» **Exercise prompt**
Write out the listing, please, but only from its first line through the line containing "W, H = 763, 396", exactly as given and without pictures.

» **Supplied material**
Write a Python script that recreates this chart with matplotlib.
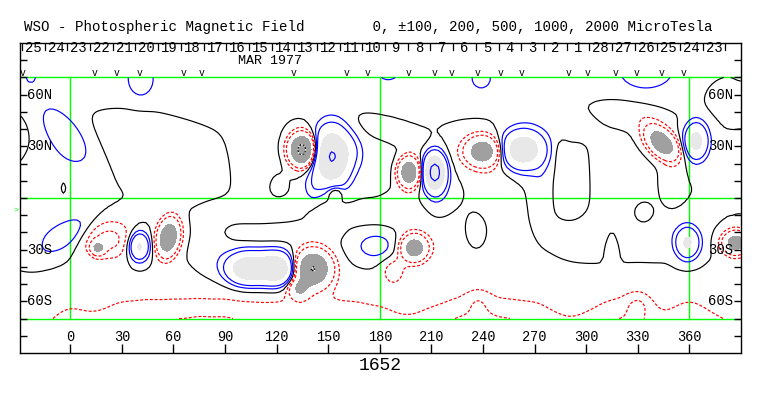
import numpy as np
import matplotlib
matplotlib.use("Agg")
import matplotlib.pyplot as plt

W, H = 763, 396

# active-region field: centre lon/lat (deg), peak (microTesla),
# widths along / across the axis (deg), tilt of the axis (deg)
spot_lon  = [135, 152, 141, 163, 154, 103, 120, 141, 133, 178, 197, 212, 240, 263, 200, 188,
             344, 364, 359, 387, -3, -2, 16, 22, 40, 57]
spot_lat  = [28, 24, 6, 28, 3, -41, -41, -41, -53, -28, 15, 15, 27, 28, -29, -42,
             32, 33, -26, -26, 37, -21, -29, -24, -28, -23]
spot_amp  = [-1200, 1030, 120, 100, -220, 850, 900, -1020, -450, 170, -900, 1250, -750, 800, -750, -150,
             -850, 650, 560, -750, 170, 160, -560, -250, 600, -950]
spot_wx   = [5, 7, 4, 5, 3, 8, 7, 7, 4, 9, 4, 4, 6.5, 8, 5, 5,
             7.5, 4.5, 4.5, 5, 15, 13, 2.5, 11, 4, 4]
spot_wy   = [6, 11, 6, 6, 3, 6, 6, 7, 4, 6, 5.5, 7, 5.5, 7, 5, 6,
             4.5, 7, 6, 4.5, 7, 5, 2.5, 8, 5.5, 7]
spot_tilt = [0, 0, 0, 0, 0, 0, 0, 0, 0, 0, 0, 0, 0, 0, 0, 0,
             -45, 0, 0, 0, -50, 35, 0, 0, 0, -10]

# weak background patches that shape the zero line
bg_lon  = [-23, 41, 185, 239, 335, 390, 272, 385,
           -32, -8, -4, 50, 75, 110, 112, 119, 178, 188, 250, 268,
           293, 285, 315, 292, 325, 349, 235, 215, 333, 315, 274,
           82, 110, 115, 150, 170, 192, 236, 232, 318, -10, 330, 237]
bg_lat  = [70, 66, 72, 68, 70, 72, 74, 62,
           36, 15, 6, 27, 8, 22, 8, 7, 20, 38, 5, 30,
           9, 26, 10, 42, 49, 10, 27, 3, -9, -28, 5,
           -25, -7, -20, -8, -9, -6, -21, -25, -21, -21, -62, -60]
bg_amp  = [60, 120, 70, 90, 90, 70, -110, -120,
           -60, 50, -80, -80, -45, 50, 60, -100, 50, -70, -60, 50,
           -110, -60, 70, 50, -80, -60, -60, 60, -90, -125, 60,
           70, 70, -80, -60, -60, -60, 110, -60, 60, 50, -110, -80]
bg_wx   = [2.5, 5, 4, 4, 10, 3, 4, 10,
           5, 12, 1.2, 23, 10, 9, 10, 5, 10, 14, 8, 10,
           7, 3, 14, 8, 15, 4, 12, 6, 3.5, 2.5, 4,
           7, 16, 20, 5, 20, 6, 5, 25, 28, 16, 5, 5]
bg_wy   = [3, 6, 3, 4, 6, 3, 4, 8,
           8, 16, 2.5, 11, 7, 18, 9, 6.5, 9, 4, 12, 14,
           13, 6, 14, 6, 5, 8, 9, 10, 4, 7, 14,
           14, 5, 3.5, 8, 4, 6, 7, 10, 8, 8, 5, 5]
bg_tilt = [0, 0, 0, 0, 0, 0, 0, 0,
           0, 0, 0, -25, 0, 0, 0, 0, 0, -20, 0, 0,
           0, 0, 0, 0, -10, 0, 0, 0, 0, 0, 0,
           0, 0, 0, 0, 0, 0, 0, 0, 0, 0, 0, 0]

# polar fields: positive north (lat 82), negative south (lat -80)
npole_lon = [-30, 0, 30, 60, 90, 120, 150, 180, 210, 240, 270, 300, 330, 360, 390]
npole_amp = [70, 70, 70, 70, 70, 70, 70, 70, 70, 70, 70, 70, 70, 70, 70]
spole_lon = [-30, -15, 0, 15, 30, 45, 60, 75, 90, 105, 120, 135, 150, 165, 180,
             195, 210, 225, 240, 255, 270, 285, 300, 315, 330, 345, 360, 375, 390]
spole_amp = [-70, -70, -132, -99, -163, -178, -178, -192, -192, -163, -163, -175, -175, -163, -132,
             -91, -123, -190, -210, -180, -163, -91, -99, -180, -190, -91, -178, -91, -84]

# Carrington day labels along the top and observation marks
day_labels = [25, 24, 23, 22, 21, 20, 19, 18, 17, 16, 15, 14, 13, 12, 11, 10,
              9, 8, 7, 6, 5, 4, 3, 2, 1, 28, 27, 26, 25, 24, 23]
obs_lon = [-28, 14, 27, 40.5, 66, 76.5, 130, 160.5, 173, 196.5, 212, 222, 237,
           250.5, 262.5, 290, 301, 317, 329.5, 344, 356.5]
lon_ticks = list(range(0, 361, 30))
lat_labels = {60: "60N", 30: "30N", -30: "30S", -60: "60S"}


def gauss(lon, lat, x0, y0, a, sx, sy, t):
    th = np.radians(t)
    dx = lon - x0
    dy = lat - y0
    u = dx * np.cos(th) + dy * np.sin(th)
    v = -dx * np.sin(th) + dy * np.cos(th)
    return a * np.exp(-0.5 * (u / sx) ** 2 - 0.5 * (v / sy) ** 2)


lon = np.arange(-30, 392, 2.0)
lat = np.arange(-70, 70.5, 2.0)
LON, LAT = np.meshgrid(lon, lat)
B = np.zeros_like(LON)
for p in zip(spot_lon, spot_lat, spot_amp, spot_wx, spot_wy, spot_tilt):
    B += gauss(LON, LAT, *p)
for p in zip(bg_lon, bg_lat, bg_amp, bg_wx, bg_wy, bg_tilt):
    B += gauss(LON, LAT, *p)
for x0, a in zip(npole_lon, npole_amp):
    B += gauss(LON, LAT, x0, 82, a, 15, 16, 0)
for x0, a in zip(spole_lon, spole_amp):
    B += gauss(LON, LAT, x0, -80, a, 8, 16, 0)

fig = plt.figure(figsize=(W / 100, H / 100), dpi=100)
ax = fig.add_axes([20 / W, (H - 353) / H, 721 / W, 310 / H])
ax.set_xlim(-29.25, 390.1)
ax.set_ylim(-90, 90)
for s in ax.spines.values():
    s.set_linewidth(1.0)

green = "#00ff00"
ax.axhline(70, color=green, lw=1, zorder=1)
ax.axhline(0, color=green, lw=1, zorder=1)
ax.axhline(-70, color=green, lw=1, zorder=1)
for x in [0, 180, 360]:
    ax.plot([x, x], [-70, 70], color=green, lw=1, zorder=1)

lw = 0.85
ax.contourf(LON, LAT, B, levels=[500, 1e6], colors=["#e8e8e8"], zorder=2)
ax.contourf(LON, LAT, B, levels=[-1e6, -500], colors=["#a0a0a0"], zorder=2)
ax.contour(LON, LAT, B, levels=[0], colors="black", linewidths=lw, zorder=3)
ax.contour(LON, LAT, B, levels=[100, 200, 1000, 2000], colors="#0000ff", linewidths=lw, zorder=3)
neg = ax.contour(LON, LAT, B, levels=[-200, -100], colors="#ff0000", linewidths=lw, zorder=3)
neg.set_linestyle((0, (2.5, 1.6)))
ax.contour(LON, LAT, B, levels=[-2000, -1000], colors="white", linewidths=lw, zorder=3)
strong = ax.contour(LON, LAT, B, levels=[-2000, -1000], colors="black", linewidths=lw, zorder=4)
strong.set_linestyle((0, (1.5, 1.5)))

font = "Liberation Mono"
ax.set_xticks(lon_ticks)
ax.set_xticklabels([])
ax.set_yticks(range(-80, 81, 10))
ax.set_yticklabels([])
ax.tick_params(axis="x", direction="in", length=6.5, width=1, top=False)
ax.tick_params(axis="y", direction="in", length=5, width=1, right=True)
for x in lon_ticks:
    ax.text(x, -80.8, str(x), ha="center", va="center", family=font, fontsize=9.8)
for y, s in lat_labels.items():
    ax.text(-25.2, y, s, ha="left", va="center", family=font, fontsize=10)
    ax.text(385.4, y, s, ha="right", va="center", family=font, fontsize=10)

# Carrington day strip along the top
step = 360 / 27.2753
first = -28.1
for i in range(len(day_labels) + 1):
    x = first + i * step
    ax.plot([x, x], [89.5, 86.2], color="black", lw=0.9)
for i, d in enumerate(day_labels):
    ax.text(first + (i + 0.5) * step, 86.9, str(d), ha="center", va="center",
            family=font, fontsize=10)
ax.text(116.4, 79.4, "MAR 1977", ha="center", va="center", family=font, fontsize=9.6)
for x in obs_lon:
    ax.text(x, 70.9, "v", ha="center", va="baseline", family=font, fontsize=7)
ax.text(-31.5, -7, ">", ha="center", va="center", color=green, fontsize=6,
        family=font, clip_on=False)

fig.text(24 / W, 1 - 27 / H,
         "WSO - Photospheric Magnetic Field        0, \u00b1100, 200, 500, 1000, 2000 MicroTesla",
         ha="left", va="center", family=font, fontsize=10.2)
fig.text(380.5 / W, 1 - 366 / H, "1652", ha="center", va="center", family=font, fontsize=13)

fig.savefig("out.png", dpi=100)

» **Solution below**
Write a Python script that recreates this chart with matplotlib.
import numpy as np
import matplotlib
matplotlib.use("Agg")
import matplotlib.pyplot as plt

W, H = 763, 396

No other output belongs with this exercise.